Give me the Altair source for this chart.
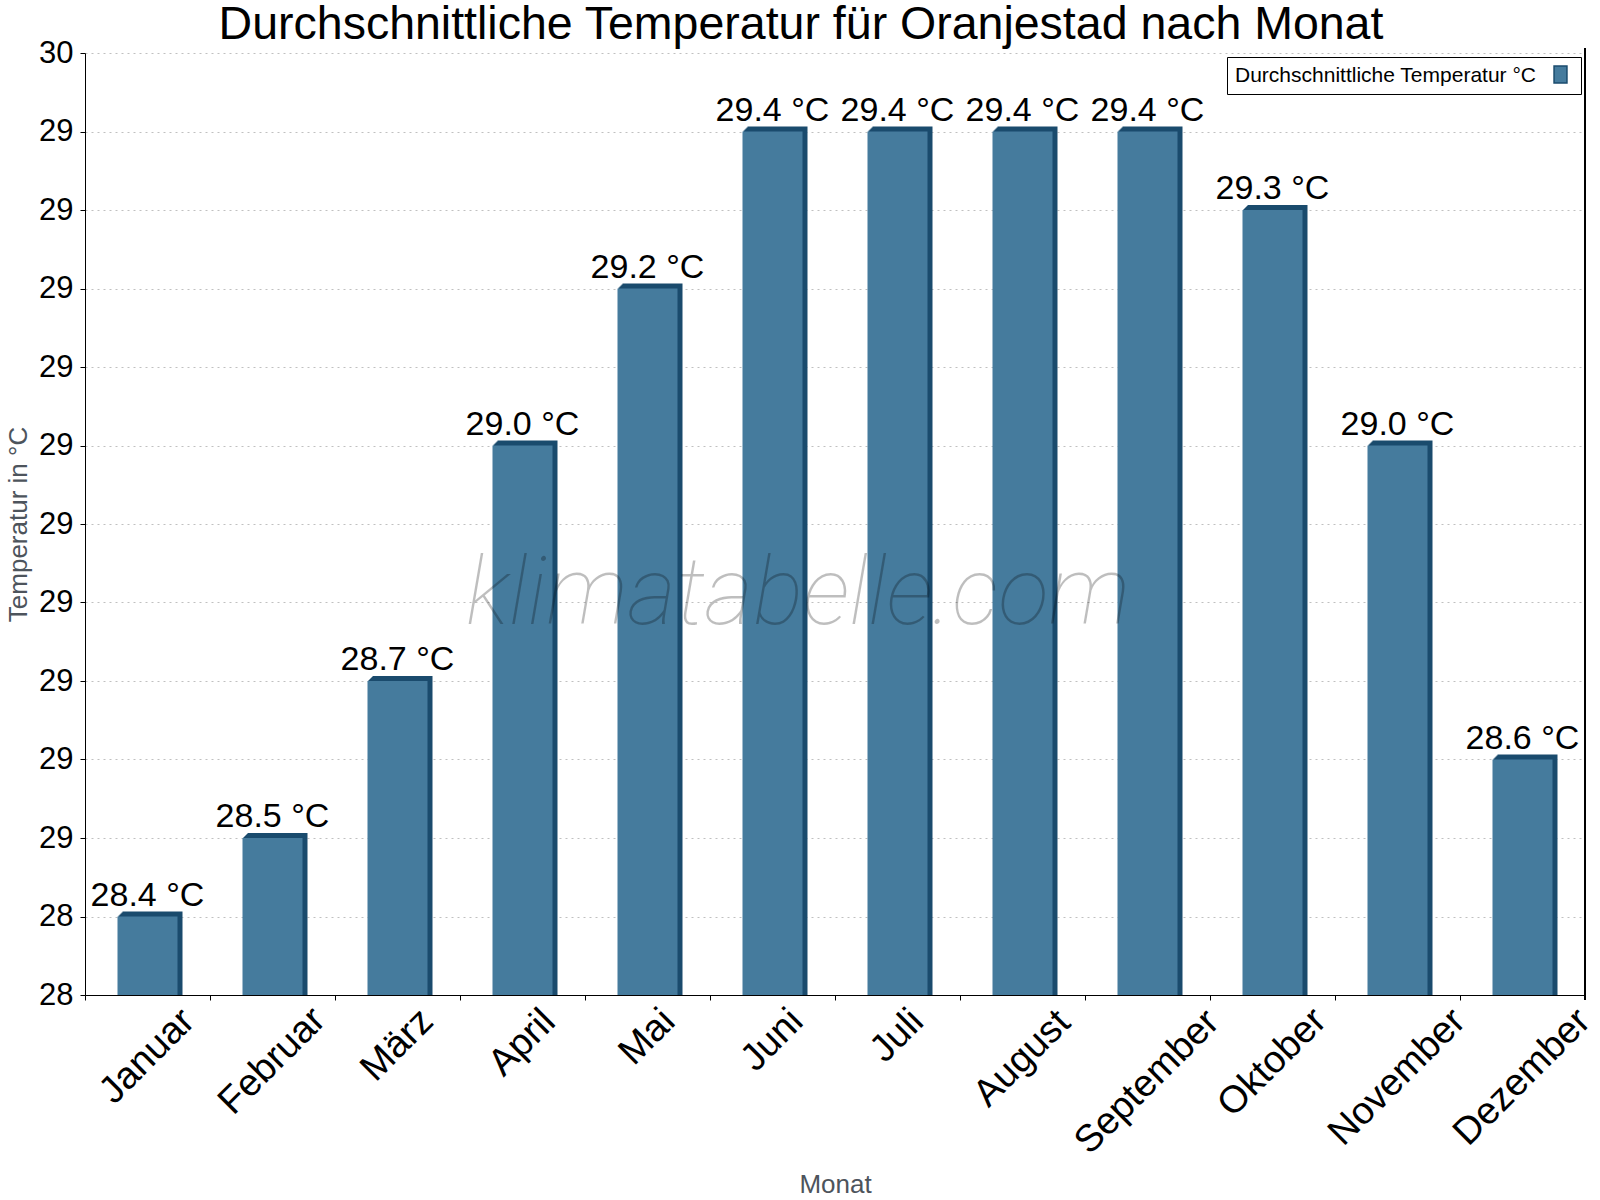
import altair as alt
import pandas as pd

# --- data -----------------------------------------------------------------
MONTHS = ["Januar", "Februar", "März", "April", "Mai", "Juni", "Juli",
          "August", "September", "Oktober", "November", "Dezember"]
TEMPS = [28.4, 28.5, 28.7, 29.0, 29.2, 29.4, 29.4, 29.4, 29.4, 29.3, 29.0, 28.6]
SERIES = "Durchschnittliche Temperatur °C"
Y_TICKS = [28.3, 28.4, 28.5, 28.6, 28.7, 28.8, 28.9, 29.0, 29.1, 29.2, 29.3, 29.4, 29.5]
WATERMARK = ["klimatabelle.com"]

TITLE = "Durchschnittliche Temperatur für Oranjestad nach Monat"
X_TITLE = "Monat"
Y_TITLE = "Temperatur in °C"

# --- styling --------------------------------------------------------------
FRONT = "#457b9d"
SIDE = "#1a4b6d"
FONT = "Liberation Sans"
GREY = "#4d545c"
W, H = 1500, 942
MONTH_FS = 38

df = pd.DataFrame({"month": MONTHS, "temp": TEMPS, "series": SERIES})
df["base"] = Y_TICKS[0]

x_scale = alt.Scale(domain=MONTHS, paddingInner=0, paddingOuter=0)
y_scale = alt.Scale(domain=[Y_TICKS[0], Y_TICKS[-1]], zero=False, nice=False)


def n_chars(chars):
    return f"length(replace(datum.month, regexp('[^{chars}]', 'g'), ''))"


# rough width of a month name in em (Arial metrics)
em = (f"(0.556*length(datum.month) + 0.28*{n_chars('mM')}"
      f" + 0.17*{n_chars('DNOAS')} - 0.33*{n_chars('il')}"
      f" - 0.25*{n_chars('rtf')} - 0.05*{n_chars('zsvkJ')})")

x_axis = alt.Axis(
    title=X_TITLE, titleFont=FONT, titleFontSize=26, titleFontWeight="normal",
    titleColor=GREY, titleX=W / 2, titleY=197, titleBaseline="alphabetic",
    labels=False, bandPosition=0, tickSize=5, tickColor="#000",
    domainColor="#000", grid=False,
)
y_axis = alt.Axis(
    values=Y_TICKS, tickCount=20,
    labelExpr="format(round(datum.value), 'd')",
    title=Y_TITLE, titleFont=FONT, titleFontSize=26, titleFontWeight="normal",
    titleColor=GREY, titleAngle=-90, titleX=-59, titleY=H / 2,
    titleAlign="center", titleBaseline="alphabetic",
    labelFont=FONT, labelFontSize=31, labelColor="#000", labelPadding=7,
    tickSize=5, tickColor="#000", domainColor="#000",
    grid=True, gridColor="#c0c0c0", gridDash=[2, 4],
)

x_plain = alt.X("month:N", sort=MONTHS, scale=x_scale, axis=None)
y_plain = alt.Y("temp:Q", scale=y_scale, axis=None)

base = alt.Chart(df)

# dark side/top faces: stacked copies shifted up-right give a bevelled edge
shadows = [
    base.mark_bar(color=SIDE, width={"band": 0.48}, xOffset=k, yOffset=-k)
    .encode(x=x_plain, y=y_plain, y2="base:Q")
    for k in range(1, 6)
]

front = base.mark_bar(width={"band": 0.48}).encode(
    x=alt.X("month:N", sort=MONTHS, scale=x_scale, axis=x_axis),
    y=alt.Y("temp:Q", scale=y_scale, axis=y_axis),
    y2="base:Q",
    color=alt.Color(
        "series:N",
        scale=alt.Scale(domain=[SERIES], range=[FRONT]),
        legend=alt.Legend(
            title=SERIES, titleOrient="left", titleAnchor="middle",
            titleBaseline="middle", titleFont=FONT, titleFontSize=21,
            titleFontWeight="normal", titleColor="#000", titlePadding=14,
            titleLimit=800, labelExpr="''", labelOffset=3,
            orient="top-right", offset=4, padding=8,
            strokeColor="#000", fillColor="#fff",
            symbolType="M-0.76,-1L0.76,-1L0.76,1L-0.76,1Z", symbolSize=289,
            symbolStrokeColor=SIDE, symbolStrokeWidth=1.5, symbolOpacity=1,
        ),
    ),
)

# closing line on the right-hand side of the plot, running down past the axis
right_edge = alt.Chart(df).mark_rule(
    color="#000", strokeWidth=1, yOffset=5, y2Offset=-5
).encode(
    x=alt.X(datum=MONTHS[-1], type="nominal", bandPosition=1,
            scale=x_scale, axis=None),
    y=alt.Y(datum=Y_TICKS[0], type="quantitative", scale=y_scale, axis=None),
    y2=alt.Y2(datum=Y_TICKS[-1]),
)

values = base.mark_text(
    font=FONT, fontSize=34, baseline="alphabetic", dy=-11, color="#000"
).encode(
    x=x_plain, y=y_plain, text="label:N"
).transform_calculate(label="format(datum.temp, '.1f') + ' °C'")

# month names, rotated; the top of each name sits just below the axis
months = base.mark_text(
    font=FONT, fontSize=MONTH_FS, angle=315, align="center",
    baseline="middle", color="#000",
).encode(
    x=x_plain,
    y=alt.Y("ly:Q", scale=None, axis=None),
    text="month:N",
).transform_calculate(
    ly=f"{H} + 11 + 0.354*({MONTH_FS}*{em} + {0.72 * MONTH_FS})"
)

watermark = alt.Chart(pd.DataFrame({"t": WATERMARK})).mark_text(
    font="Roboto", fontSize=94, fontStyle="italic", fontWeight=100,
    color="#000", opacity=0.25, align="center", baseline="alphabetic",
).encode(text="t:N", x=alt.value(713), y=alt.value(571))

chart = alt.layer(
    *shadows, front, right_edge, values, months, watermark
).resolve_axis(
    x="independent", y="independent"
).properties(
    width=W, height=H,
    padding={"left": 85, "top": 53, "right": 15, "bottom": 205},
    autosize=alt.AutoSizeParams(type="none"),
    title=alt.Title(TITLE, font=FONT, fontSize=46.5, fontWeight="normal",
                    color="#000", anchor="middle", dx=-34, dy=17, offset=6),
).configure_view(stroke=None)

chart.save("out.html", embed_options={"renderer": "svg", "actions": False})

• TASK PROMPT
Produce an exact copy of each line of data, skipping embedded images.

• ANSWER BELOW
Give me the Altair source for this chart.
import altair as alt
import pandas as pd

# --- data -----------------------------------------------------------------
MONTHS = ["Januar", "Februar", "März", "April", "Mai", "Juni", "Juli",
          "August", "September", "Oktober", "November", "Dezember"]
TEMPS = [28.4, 28.5, 28.7, 29.0, 29.2, 29.4, 29.4, 29.4, 29.4, 29.3, 29.0, 28.6]
SERIES = "Durchschnittliche Temperatur °C"
Y_TICKS = [28.3, 28.4, 28.5, 28.6, 28.7, 28.8, 28.9, 29.0, 29.1, 29.2, 29.3, 29.4, 29.5]
WATERMARK = ["klimatabelle.com"]

TITLE = "Durchschnittliche Temperatur für Oranjestad nach Monat"
X_TITLE = "Monat"
Y_TITLE = "Temperatur in °C"

# --- styling --------------------------------------------------------------
FRONT = "#457b9d"
SIDE = "#1a4b6d"
FONT = "Liberation Sans"
GREY = "#4d545c"
W, H = 1500, 942
MONTH_FS = 38

df = pd.DataFrame({"month": MONTHS, "temp": TEMPS, "series": SERIES})
df["base"] = Y_TICKS[0]

x_scale = alt.Scale(domain=MONTHS, paddingInner=0, paddingOuter=0)
y_scale = alt.Scale(domain=[Y_TICKS[0], Y_TICKS[-1]], zero=False, nice=False)


def n_chars(chars):
    return f"length(replace(datum.month, regexp('[^{chars}]', 'g'), ''))"


# rough width of a month name in em (Arial metrics)
em = (f"(0.556*length(datum.month) + 0.28*{n_chars('mM')}"
      f" + 0.17*{n_chars('DNOAS')} - 0.33*{n_chars('il')}"
      f" - 0.25*{n_chars('rtf')} - 0.05*{n_chars('zsvkJ')})")

x_axis = alt.Axis(
    title=X_TITLE, titleFont=FONT, titleFontSize=26, titleFontWeight="normal",
    titleColor=GREY, titleX=W / 2, titleY=197, titleBaseline="alphabetic",
    labels=False, bandPosition=0, tickSize=5, tickColor="#000",
    domainColor="#000", grid=False,
)
y_axis = alt.Axis(
    values=Y_TICKS, tickCount=20,
    labelExpr="format(round(datum.value), 'd')",
    title=Y_TITLE, titleFont=FONT, titleFontSize=26, titleFontWeight="normal",
    titleColor=GREY, titleAngle=-90, titleX=-59, titleY=H / 2,
    titleAlign="center", titleBaseline="alphabetic",
    labelFont=FONT, labelFontSize=31, labelColor="#000", labelPadding=7,
    tickSize=5, tickColor="#000", domainColor="#000",
    grid=True, gridColor="#c0c0c0", gridDash=[2, 4],
)

x_plain = alt.X("month:N", sort=MONTHS, scale=x_scale, axis=None)
y_plain = alt.Y("temp:Q", scale=y_scale, axis=None)

base = alt.Chart(df)

# dark side/top faces: stacked copies shifted up-right give a bevelled edge
shadows = [
    base.mark_bar(color=SIDE, width={"band": 0.48}, xOffset=k, yOffset=-k)
    .encode(x=x_plain, y=y_plain, y2="base:Q")
    for k in range(1, 6)
]

front = base.mark_bar(width={"band": 0.48}).encode(
    x=alt.X("month:N", sort=MONTHS, scale=x_scale, axis=x_axis),
    y=alt.Y("temp:Q", scale=y_scale, axis=y_axis),
    y2="base:Q",
    color=alt.Color(
        "series:N",
        scale=alt.Scale(domain=[SERIES], range=[FRONT]),
        legend=alt.Legend(
            title=SERIES, titleOrient="left", titleAnchor="middle",
            titleBaseline="middle", titleFont=FONT, titleFontSize=21,
            titleFontWeight="normal", titleColor="#000", titlePadding=14,
            titleLimit=800, labelExpr="''", labelOffset=3,
            orient="top-right", offset=4, padding=8,
            strokeColor="#000", fillColor="#fff",
            symbolType="M-0.76,-1L0.76,-1L0.76,1L-0.76,1Z", symbolSize=289,
            symbolStrokeColor=SIDE, symbolStrokeWidth=1.5, symbolOpacity=1,
        ),
    ),
)

# closing line on the right-hand side of the plot, running down past the axis
right_edge = alt.Chart(df).mark_rule(
    color="#000", strokeWidth=1, yOffset=5, y2Offset=-5
).encode(
    x=alt.X(datum=MONTHS[-1], type="nominal", bandPosition=1,
            scale=x_scale, axis=None),
    y=alt.Y(datum=Y_TICKS[0], type="quantitative", scale=y_scale, axis=None),
    y2=alt.Y2(datum=Y_TICKS[-1]),
)

values = base.mark_text(
    font=FONT, fontSize=34, baseline="alphabetic", dy=-11, color="#000"
).encode(
    x=x_plain, y=y_plain, text="label:N"
).transform_calculate(label="format(datum.temp, '.1f') + ' °C'")

# month names, rotated; the top of each name sits just below the axis
months = base.mark_text(
    font=FONT, fontSize=MONTH_FS, angle=315, align="center",
    baseline="middle", color="#000",
).encode(
    x=x_plain,
    y=alt.Y("ly:Q", scale=None, axis=None),
    text="month:N",
).transform_calculate(
    ly=f"{H} + 11 + 0.354*({MONTH_FS}*{em} + {0.72 * MONTH_FS})"
)

watermark = alt.Chart(pd.DataFrame({"t": WATERMARK})).mark_text(
    font="Roboto", fontSize=94, fontStyle="italic", fontWeight=100,
    color="#000", opacity=0.25, align="center", baseline="alphabetic",
).encode(text="t:N", x=alt.value(713), y=alt.value(571))

chart = alt.layer(
    *shadows, front, right_edge, values, months, watermark
).resolve_axis(
    x="independent", y="independent"
).properties(
    width=W, height=H,
    padding={"left": 85, "top": 53, "right": 15, "bottom": 205},
    autosize=alt.AutoSizeParams(type="none"),
    title=alt.Title(TITLE, font=FONT, fontSize=46.5, fontWeight="normal",
                    color="#000", anchor="middle", dx=-34, dy=17, offset=6),
).configure_view(stroke=None)

chart.save("out.html", embed_options={"renderer": "svg", "actions": False})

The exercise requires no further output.